Both the GE and Magnavox lines also include more conventional television consoles that play stereo sound from external sources through their own stereo amplifiers and speaker systems. They also can feed sound to external speakers or even to external stereo amplifiers.
Mitsubishi Electric has gone a step further to make simulcast stereo oven easier to enjoy. Its Model 2582 television receiver actually has an FM stereo tuner built in, and it provides for simultaneous reception of an FM broadcast with a telecast.
Although Panasonic has not yet joined the stereo television ranks in its American market, it does offer a couple of receivers with dual, two-way speaker systems for richer monophonic sound. One is a 25-inch console with two sets of woofers and tweeters flanking the screen. Another is a 45-inch rear-projection system with a similar audio arrangement.
True stereo from external sources is provided for by RCA in its front-projection TV offering. Its built-in speaker system consists of a pair of 2-inch tweeters and two 5-inch woofers. There is also provision for driving external speakers from the set’s stereo amplifier.
But RCA’s most innovative offering is its Dual Dimension Sound, which employs phase shifting and the separation of certain frequencies within the tonal spectrum to give the illusion of true stereo sound. Consoles with this feature have dual speaker systems and stereo amplifiers that also accept true stereo from external sources. Several table models, which are equipped with only one speaker, have stereo outputs through which they can feed Dual Dimension Sound to an externally-located stereo system.
One of the newest developments in video lends itself particularly well to stereo sound—component television. This concept is being pursued by Sony with its Profeel line. Sony offers Profeel monitors with either 19-inch or 25-inch screens. A separate tuner has auxiliary audio and video inputs that accept signals from videotape recorders, videodisc players, home computers, video games or other sources. Also offered is a choice of two speaker systems, both two-way. A small model is designed to mount on the sides of either Profeel screen; the other consists of much larger, freestanding units.
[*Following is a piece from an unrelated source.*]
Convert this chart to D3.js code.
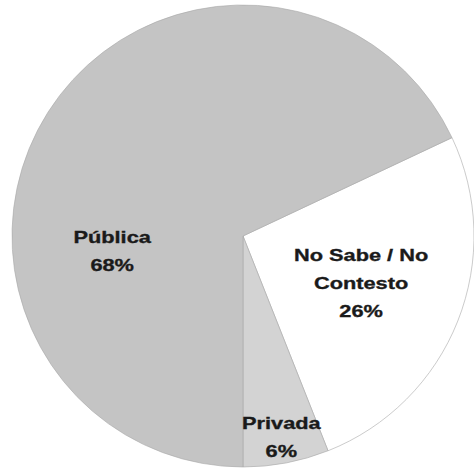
<!DOCTYPE html>
<html>
<head>
<meta charset="utf-8">
<script src="https://cdn.jsdelivr.net/npm/d3@7"></script>
<style>
  body { margin: 0; background: #fff; }
  svg { display: block; }
  .label { font-family: "Liberation Sans", Arial, sans-serif; font-weight: bold; font-size: 17px; fill: #1a1a1a; stroke: #1a1a1a; stroke-width: 0.35px; }
</style>
</head>
<body>
<div id="vis"></div>
<script>
// data
var categories = ['No Sabe / No Contesto', 'Privada', 'Pública'];
var values = [26, 6, 68];
var labelLines = [['No Sabe / No', 'Contesto', '26%'], ['Privada', '6%'], ['Pública', '68%']];

// layout
var width = 474;
var height = 470;
var cx = 243, cy = 236, radius = 231;
var startDeg = 64.8;
var colors = ['#ffffff', '#d3d3d3', '#c4c4c4'];
// label placement: fraction of radius, and angle (deg, null = slice middle)
var labelR = [0.55, 0.885, 0.57];
var labelAngle = [null, null, 263.5];
var lineGap = 28;
var stretch = 1.28; // labels are drawn wide in the source

var svg = d3.select('#vis').append('svg')
  .attr('width', width)
  .attr('height', height);

var g = svg.append('g')
  .attr('transform', 'translate(' + cx + ',' + cy + ')');

var pie = d3.pie()
  .sort(null)
  .startAngle(startDeg * Math.PI / 180)
  .endAngle(startDeg * Math.PI / 180 + 2 * Math.PI);

var arcs = pie(values);

var arc = d3.arc().innerRadius(0).outerRadius(radius);

g.selectAll('path.slice')
  .data(arcs)
  .enter().append('path')
  .attr('class', 'slice')
  .attr('d', arc)
  .attr('fill', function (d, i) { return colors[i]; })
  .attr('stroke', '#a8a8a8')
  .attr('stroke-width', 0.6);

var labels = g.selectAll('g.label')
  .data(arcs)
  .enter().append('g')
  .attr('class', 'label')
  .attr('transform', function (d, i) {
    var a = labelAngle[i] != null ? labelAngle[i] * Math.PI / 180 : (d.startAngle + d.endAngle) / 2;
    var r = labelR[i] * radius;
    var x = Math.sin(a) * r;
    var y = -Math.cos(a) * r;
    return 'translate(' + x + ',' + y + ') scale(' + stretch + ',1)';
  });

labels.each(function (d, i) {
  var lines = labelLines[i];
  var top = -(lines.length - 1) * lineGap / 2;
  d3.select(this).selectAll('text')
    .data(lines)
    .enter().append('text')
    .attr('text-anchor', 'middle')
    .attr('dy', '0.35em')
    .attr('y', function (t, j) { return top + j * lineGap; })
    .text(function (t) { return t; });
});
</script>
</body>
</html>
Sony says its Profeel components can be adapted to receive stereo and multichannel telecasts when they become available in the United States.
Such broadcasting may become reality here sooner than you might think. The Electronic Industries Association has recently conducted a series of stereo tests over Chicago’s WTTW-TV after regular broadcast hours. Under study were three systems. One of these is a modified version of the Japanese system, as represented by Sony on behalf of the Electronic Industries Association of Japan.
The other two systems tested are entries by Telesonics Inc. and by Zenith.
The Electronic Industries Association has set considerably more stringent requirements than are asked of broadcasters in Japan. Instead of stereo or bilingual service, EIA wants stereo and bilingual service. Naturally, the stereo service must be compatible with monophonic telecasting, and the bilingual service cannot create any interference by leaking into the English service. EIA also wants an administrative channel for sending technical instructions through a network.
But EIA can only offer its results and make recommendations to the Federal Communications Commission. It is this federal agency that has the last word, making the rules by which American broadcasters must operate.
But when EIA’s work has been carefully reviewed by the people in Washington, we may find that the era of stereo television broadcasting in the United States won’t be far off.